Aim of the exercise ▸ Transcribe the data in full and exactly, omitting any pictures.

Data section ▸
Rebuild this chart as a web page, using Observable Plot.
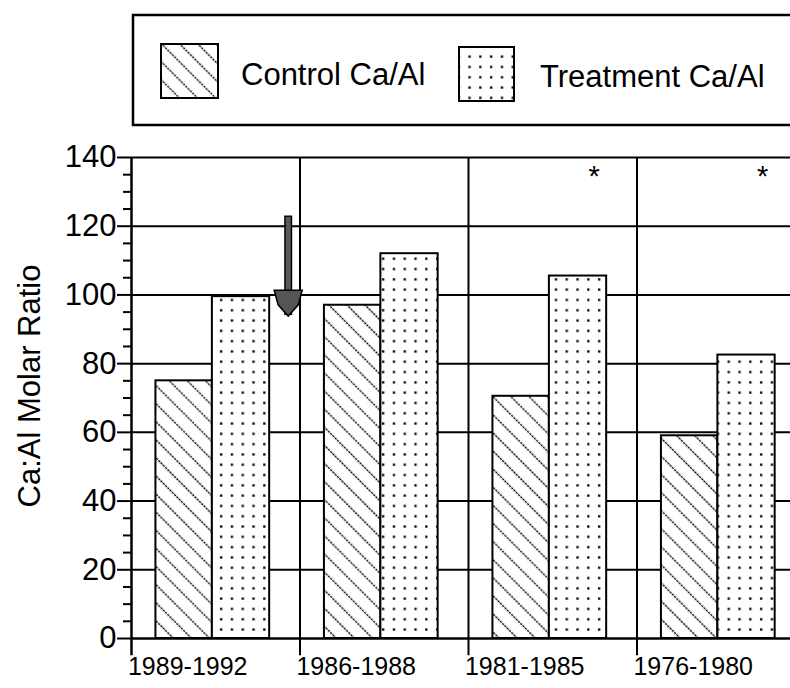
<!DOCTYPE html>
<html>
<head>
<meta charset="utf-8">
<script src="https://cdn.jsdelivr.net/npm/d3@7"></script>
<script src="https://cdn.jsdelivr.net/npm/@observablehq/plot@0.6"></script>
<style>
  html, body { margin: 0; padding: 0; background: #fff; overflow: hidden; width: 790px; height: 688px; }
  body { position: relative; font-family: "Liberation Sans", Arial, Helvetica, sans-serif; }
  #legend { position: absolute; left: 0; top: 0; }
  #chart { position: absolute; left: 0; top: 130px; width: 805px; }
  #defs { position: absolute; left: 0; top: 0; }
</style>
</head>
<body>
<svg id="defs" width="0" height="0">
  <defs>
    <pattern id="hatchPattern" patternUnits="userSpaceOnUse" width="12.8" height="12.8" patternTransform="rotate(-45)">
      <rect width="12.8" height="12.8" fill="#fff"></rect>
      <line x1="6.4" y1="0" x2="6.4" y2="12.8" stroke="#000" stroke-width="1.4" stroke-dasharray="2.2 1"></line>
    </pattern>
    <pattern id="dotPattern" patternUnits="userSpaceOnUse" width="10.8" height="10.3">
      <rect width="10.8" height="10.3" fill="#fff"></rect>
      <rect x="4" y="4" width="2.3" height="2.3" fill="#000"></rect>
    </pattern>
  </defs>
</svg>
<svg id="legend" width="790" height="130"></svg>
<div id="chart"></div>
<script>
// ---- data ----
const periods = ["1989-1992", "1986-1988", "1981-1985", "1976-1980"];
const seriesNames = ["Control Ca/Al", "Treatment Ca/Al"];
const controlRatio = [75, 97, 70.5, 59];
const treatmentRatio = [99.5, 112, 105.5, 82.5];
const significant = [false, false, true, true];
const yTickValues = [0, 20, 40, 60, 80, 100, 120, 140];
const yMinorTicks = [5, 10, 15, 25, 30, 35, 45, 50, 55, 65, 70, 75, 85, 90, 95, 105, 110, 115, 125, 130, 135];
const yLabel = "Ca:Al Molar Ratio";
const starLevel = 134.5;
const arrowNote = [{period: "1989-1992", from: 123, to: 94}];

// ---- layout (style) ----
const FONT = "'Liberation Sans', Arial, Helvetica, sans-serif";
const slots = [[0.145, 0.48], [0.48, 0.82]];
const fills = ["url(#hatchPattern)", "url(#dotPattern)"];

const rows = periods.flatMap((p, i) => [
  {period: p, index: i, series: seriesNames[0], s: 0, value: controlRatio[i]},
  {period: p, index: i, series: seriesNames[1], s: 1, value: treatmentRatio[i]}
]);

const arrowHead = {
  draw(ctx, size) {
    const r = Math.sqrt(size / Math.PI);
    ctx.moveTo(-r, -0.85 * r);
    ctx.lineTo(r, -0.85 * r);
    ctx.lineTo(0.72 * r, 0.2 * r);
    ctx.lineTo(0, r);
    ctx.lineTo(-0.72 * r, 0.2 * r);
    ctx.closePath();
  }
};

const barMark = (s) => Plot.rect(rows.filter(d => d.s === s), {
  x1: d => d.index + slots[s][0],
  x2: d => d.index + slots[s][1],
  y1: 0,
  y2: "value",
  fill: fills[s],
  stroke: "#000",
  strokeWidth: 2
});

const chart = Plot.plot({
  width: 805,
  height: 558,
  marginLeft: 131,
  marginRight: 0,
  marginTop: 27,
  marginBottom: 50,
  x: {domain: [0, periods.length], axis: null},
  y: {domain: [0, 140], axis: null},
  style: {fontFamily: FONT, fontSize: "25px", color: "#000", background: "transparent", overflow: "visible", maxWidth: "none"},
  marks: [
    Plot.ruleY(yTickValues.filter(v => v > 0), {x1: 0, x2: periods.length, stroke: "#000", strokeWidth: 2}),
    Plot.ruleX(d3.range(1, periods.length + 1), {y1: -5, y2: 140, stroke: "#000", strokeWidth: 2}),
    barMark(0),
    barMark(1),
    Plot.ruleX([0], {y1: -5, y2: 140, stroke: "#000", strokeWidth: 2.5}),
    Plot.ruleY([0], {x1: 0, x2: periods.length, stroke: "#000", strokeWidth: 2.5}),
    Plot.axisY(yMinorTicks, {tickSize: 8, tickFormat: () => "", strokeWidth: 2, label: null}),
    Plot.axisY(yTickValues, {tickSize: 14, tickPadding: 1, fontSize: 31, strokeWidth: 2, label: yLabel, labelArrow: "none", labelAnchor: "center", labelOffset: 114}),
    Plot.axisX(periods.map((p, i) => i + 0.5), {tickSize: 0, tickPadding: 19, tickFormat: d => periods[Math.floor(d)], fontSize: 25, dx: -28, label: null}),
    Plot.text(rows.filter(d => d.s === 1 && significant[d.index]), {x: d => d.index + 0.745, y: starLevel, text: () => "*", fontSize: 29}),
    Plot.ruleX(arrowNote, {x: d => periods.indexOf(d.period) + 0.93, y1: "from", y2: "to", stroke: "#000", strokeWidth: 8}),
    Plot.ruleX(arrowNote, {x: d => periods.indexOf(d.period) + 0.93, y1: "from", y2: "to", stroke: "#5a5a5a", strokeWidth: 5, insetTop: 1.5}),
    Plot.dot(arrowNote, {x: d => periods.indexOf(d.period) + 0.93, y: "to", dy: -13.5, r: 14, symbol: arrowHead, fill: "#555", stroke: "#000", strokeWidth: 1.5})
  ]
});
document.getElementById("chart").appendChild(chart);

// y-axis label: plain text, larger, nudged up as in the original
const yLab = d3.select(chart).select('g[aria-label="y-axis label"]');
yLab.selectAll("text").text(yLabel).style("font-size", "31px");
yLab.attr("transform", ((yLab.attr("transform") || "") + " translate(0,-12)").trim());

// ---- legend ----
const lg = d3.select("#legend");
lg.append("rect").attr("x", 133).attr("y", 15).attr("width", 720).attr("height", 110)
  .attr("fill", "none").attr("stroke", "#000").attr("stroke-width", 2.5);
const legendItems = [
  {name: seriesNames[0], fill: fills[0], sx: 161, sy: 44, sw: 57, sh: 54, tx: 241, ty: 85},
  {name: seriesNames[1], fill: fills[1], sx: 459, sy: 47, sw: 55, sh: 54, tx: 540, ty: 87}
];
for (const it of legendItems) {
  lg.append("rect").attr("x", it.sx).attr("y", it.sy).attr("width", it.sw).attr("height", it.sh)
    .attr("fill", it.fill).attr("stroke", "#000").attr("stroke-width", 2);
  lg.append("text").attr("x", it.tx).attr("y", it.ty).attr("font-family", FONT).attr("font-size", 31)
    .attr("fill", "#000").text(it.name);
}
</script>
</body>
</html>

Answer to the exercise ▸
Rebuild this chart as a web page, using Observable Plot.
<!DOCTYPE html>
<html>
<head>
<meta charset="utf-8">
<script src="https://cdn.jsdelivr.net/npm/d3@7"></script>
<script src="https://cdn.jsdelivr.net/npm/@observablehq/plot@0.6"></script>
<style>
  html, body { margin: 0; padding: 0; background: #fff; overflow: hidden; width: 790px; height: 688px; }
  body { position: relative; font-family: "Liberation Sans", Arial, Helvetica, sans-serif; }
  #legend { position: absolute; left: 0; top: 0; }
  #chart { position: absolute; left: 0; top: 130px; width: 805px; }
  #defs { position: absolute; left: 0; top: 0; }
</style>
</head>
<body>
<svg id="defs" width="0" height="0">
  <defs>
    <pattern id="hatchPattern" patternUnits="userSpaceOnUse" width="12.8" height="12.8" patternTransform="rotate(-45)">
      <rect width="12.8" height="12.8" fill="#fff"></rect>
      <line x1="6.4" y1="0" x2="6.4" y2="12.8" stroke="#000" stroke-width="1.4" stroke-dasharray="2.2 1"></line>
    </pattern>
    <pattern id="dotPattern" patternUnits="userSpaceOnUse" width="10.8" height="10.3">
      <rect width="10.8" height="10.3" fill="#fff"></rect>
      <rect x="4" y="4" width="2.3" height="2.3" fill="#000"></rect>
    </pattern>
  </defs>
</svg>
<svg id="legend" width="790" height="130"></svg>
<div id="chart"></div>
<script>
// ---- data ----
const periods = ["1989-1992", "1986-1988", "1981-1985", "1976-1980"];
const seriesNames = ["Control Ca/Al", "Treatment Ca/Al"];
const controlRatio = [75, 97, 70.5, 59];
const treatmentRatio = [99.5, 112, 105.5, 82.5];
const significant = [false, false, true, true];
const yTickValues = [0, 20, 40, 60, 80, 100, 120, 140];
const yMinorTicks = [5, 10, 15, 25, 30, 35, 45, 50, 55, 65, 70, 75, 85, 90, 95, 105, 110, 115, 125, 130, 135];
const yLabel = "Ca:Al Molar Ratio";
const starLevel = 134.5;
const arrowNote = [{period: "1989-1992", from: 123, to: 94}];

// ---- layout (style) ----
const FONT = "'Liberation Sans', Arial, Helvetica, sans-serif";
const slots = [[0.145, 0.48], [0.48, 0.82]];
const fills = ["url(#hatchPattern)", "url(#dotPattern)"];

const rows = periods.flatMap((p, i) => [
  {period: p, index: i, series: seriesNames[0], s: 0, value: controlRatio[i]},
  {period: p, index: i, series: seriesNames[1], s: 1, value: treatmentRatio[i]}
]);

const arrowHead = {
  draw(ctx, size) {
    const r = Math.sqrt(size / Math.PI);
    ctx.moveTo(-r, -0.85 * r);
    ctx.lineTo(r, -0.85 * r);
    ctx.lineTo(0.72 * r, 0.2 * r);
    ctx.lineTo(0, r);
    ctx.lineTo(-0.72 * r, 0.2 * r);
    ctx.closePath();
  }
};

const barMark = (s) => Plot.rect(rows.filter(d => d.s === s), {
  x1: d => d.index + slots[s][0],
  x2: d => d.index + slots[s][1],
  y1: 0,
  y2: "value",
  fill: fills[s],
  stroke: "#000",
  strokeWidth: 2
});

const chart = Plot.plot({
  width: 805,
  height: 558,
  marginLeft: 131,
  marginRight: 0,
  marginTop: 27,
  marginBottom: 50,
  x: {domain: [0, periods.length], axis: null},
  y: {domain: [0, 140], axis: null},
  style: {fontFamily: FONT, fontSize: "25px", color: "#000", background: "transparent", overflow: "visible", maxWidth: "none"},
  marks: [
    Plot.ruleY(yTickValues.filter(v => v > 0), {x1: 0, x2: periods.length, stroke: "#000", strokeWidth: 2}),
    Plot.ruleX(d3.range(1, periods.length + 1), {y1: -5, y2: 140, stroke: "#000", strokeWidth: 2}),
    barMark(0),
    barMark(1),
    Plot.ruleX([0], {y1: -5, y2: 140, stroke: "#000", strokeWidth: 2.5}),
    Plot.ruleY([0], {x1: 0, x2: periods.length, stroke: "#000", strokeWidth: 2.5}),
    Plot.axisY(yMinorTicks, {tickSize: 8, tickFormat: () => "", strokeWidth: 2, label: null}),
    Plot.axisY(yTickValues, {tickSize: 14, tickPadding: 1, fontSize: 31, strokeWidth: 2, label: yLabel, labelArrow: "none", labelAnchor: "center", labelOffset: 114}),
    Plot.axisX(periods.map((p, i) => i + 0.5), {tickSize: 0, tickPadding: 19, tickFormat: d => periods[Math.floor(d)], fontSize: 25, dx: -28, label: null}),
    Plot.text(rows.filter(d => d.s === 1 && significant[d.index]), {x: d => d.index + 0.745, y: starLevel, text: () => "*", fontSize: 29}),
    Plot.ruleX(arrowNote, {x: d => periods.indexOf(d.period) + 0.93, y1: "from", y2: "to", stroke: "#000", strokeWidth: 8}),
    Plot.ruleX(arrowNote, {x: d => periods.indexOf(d.period) + 0.93, y1: "from", y2: "to", stroke: "#5a5a5a", strokeWidth: 5, insetTop: 1.5}),
    Plot.dot(arrowNote, {x: d => periods.indexOf(d.period) + 0.93, y: "to", dy: -13.5, r: 14, symbol: arrowHead, fill: "#555", stroke: "#000", strokeWidth: 1.5})
  ]
});
document.getElementById("chart").appendChild(chart);

// y-axis label: plain text, larger, nudged up as in the original
const yLab = d3.select(chart).select('g[aria-label="y-axis label"]');
yLab.selectAll("text").text(yLabel).style("font-size", "31px");
yLab.attr("transform", ((yLab.attr("transform") || "") + " translate(0,-12)").trim());

// ---- legend ----
const lg = d3.select("#legend");
lg.append("rect").attr("x", 133).attr("y", 15).attr("width", 720).attr("height", 110)
  .attr("fill", "none").attr("stroke", "#000").attr("stroke-width", 2.5);
const legendItems = [
  {name: seriesNames[0], fill: fills[0], sx: 161, sy: 44, sw: 57, sh: 54, tx: 241, ty: 85},
  {name: seriesNames[1], fill: fills[1], sx: 459, sy: 47, sw: 55, sh: 54, tx: 540, ty: 87}
];
for (const it of legendItems) {
  lg.append("rect").attr("x", it.sx).attr("y", it.sy).attr("width", it.sw).attr("height", it.sh)
    .attr("fill", it.fill).attr("stroke", "#000").attr("stroke-width", 2);
  lg.append("text").attr("x", it.tx).attr("y", it.ty).attr("font-family", FONT).attr("font-size", 31)
    .attr("fill", "#000").text(it.name);
}
</script>
</body>
</html>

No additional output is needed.